Is the exhibition the best we’ve come up with? It would be very provocative of me to say, “let’s stop making exhibitions” and that’s not what I’m advocating. But there is a problem of overproduction of exhibitions in contemporary art. The internet will not be a solution to the overabundance of biennials, but it could be one space to engage with work that escapes the confines of the event. Curatorial practice has adopted the enhanced meaning the term has acquired as it has been distanced from “caring for art” and overtaken by “curated” wine lists. An expanded idea of curating is now understood to encompass much more than exhibition-making: it includes public programming, editorial work, educational initiatives, the curating of screening series, and so on.
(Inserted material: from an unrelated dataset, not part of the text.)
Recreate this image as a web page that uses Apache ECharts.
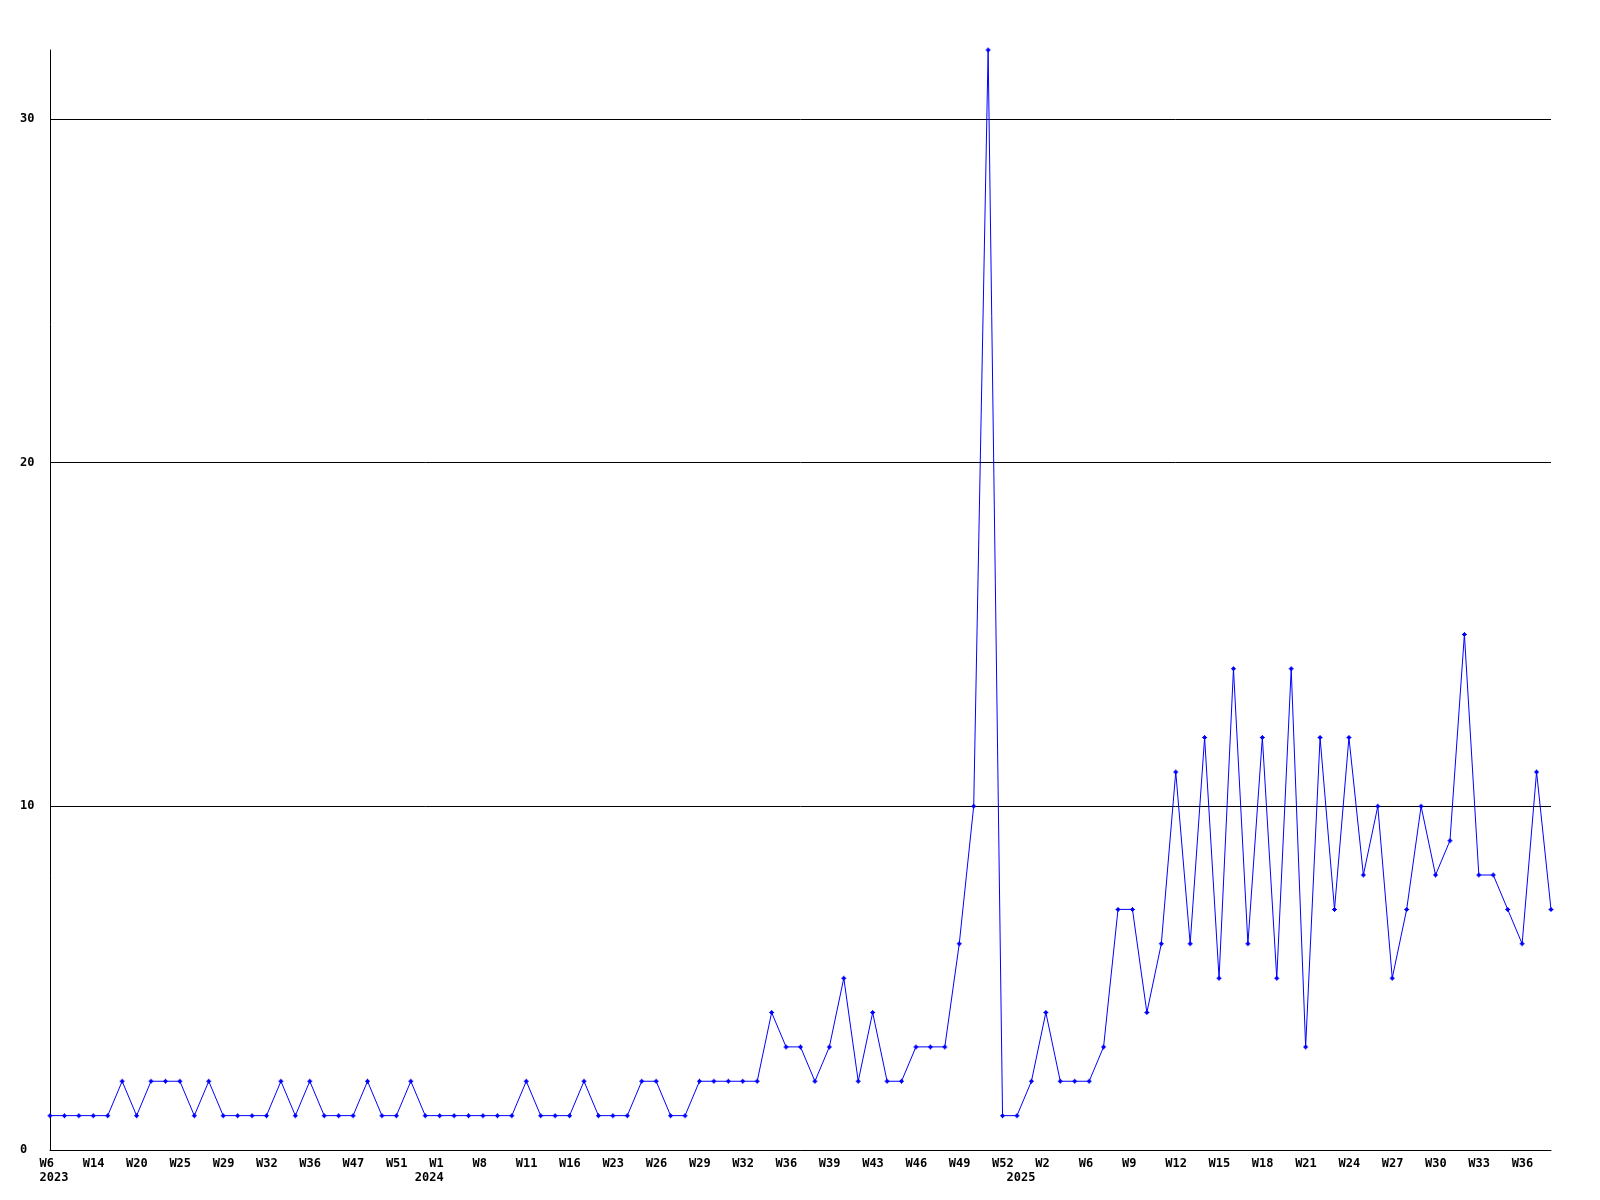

Maybe the exhibition needs to pass through a similar deflation as a term. Maybe once we see the term “exhibition” exhausted (as the overused “curating” has become in the last decade) we’ll see a way out of the event.
4
One of the iconic works in Szeemann’s “Attitudes” was Walter De Maria’s Art by Telephone (1969). It included a phone with a sheet of paper in front of it reading, “If this telephone rings, you may answer it. Walter De Maria is on the line and would like to talk to you.” It’s a work that requires an institutional setting (De Maria calling random numbers off the phone booth would hardly be the same work) and uses it, rather than relies on it: a daily object (phone) and activity (picking it up) morphing into a singular experience because of the set up in the exhibition. Art by Telephone rang on the opening night of the Venice version of “Attitude.” Miuccia Prada was the first to answer. The way I imagine their conversation, it began with – maybe after some pleasantries – De Maria asking Prada what the exhibition looked like. He would ask, though he already knows.
*
A version of this essay was initially developed as part of the conference “What is this thing called ‘exhibition’ and do we still need it today?” organized by Hila Cohen-Schneiderman at the Petach Tikva Museum of Art in October 2015. My sincere gratitude to Cohen-Schneiderman and Sky Goodden for their respective help in forming, shaping, and thinking through these ideas.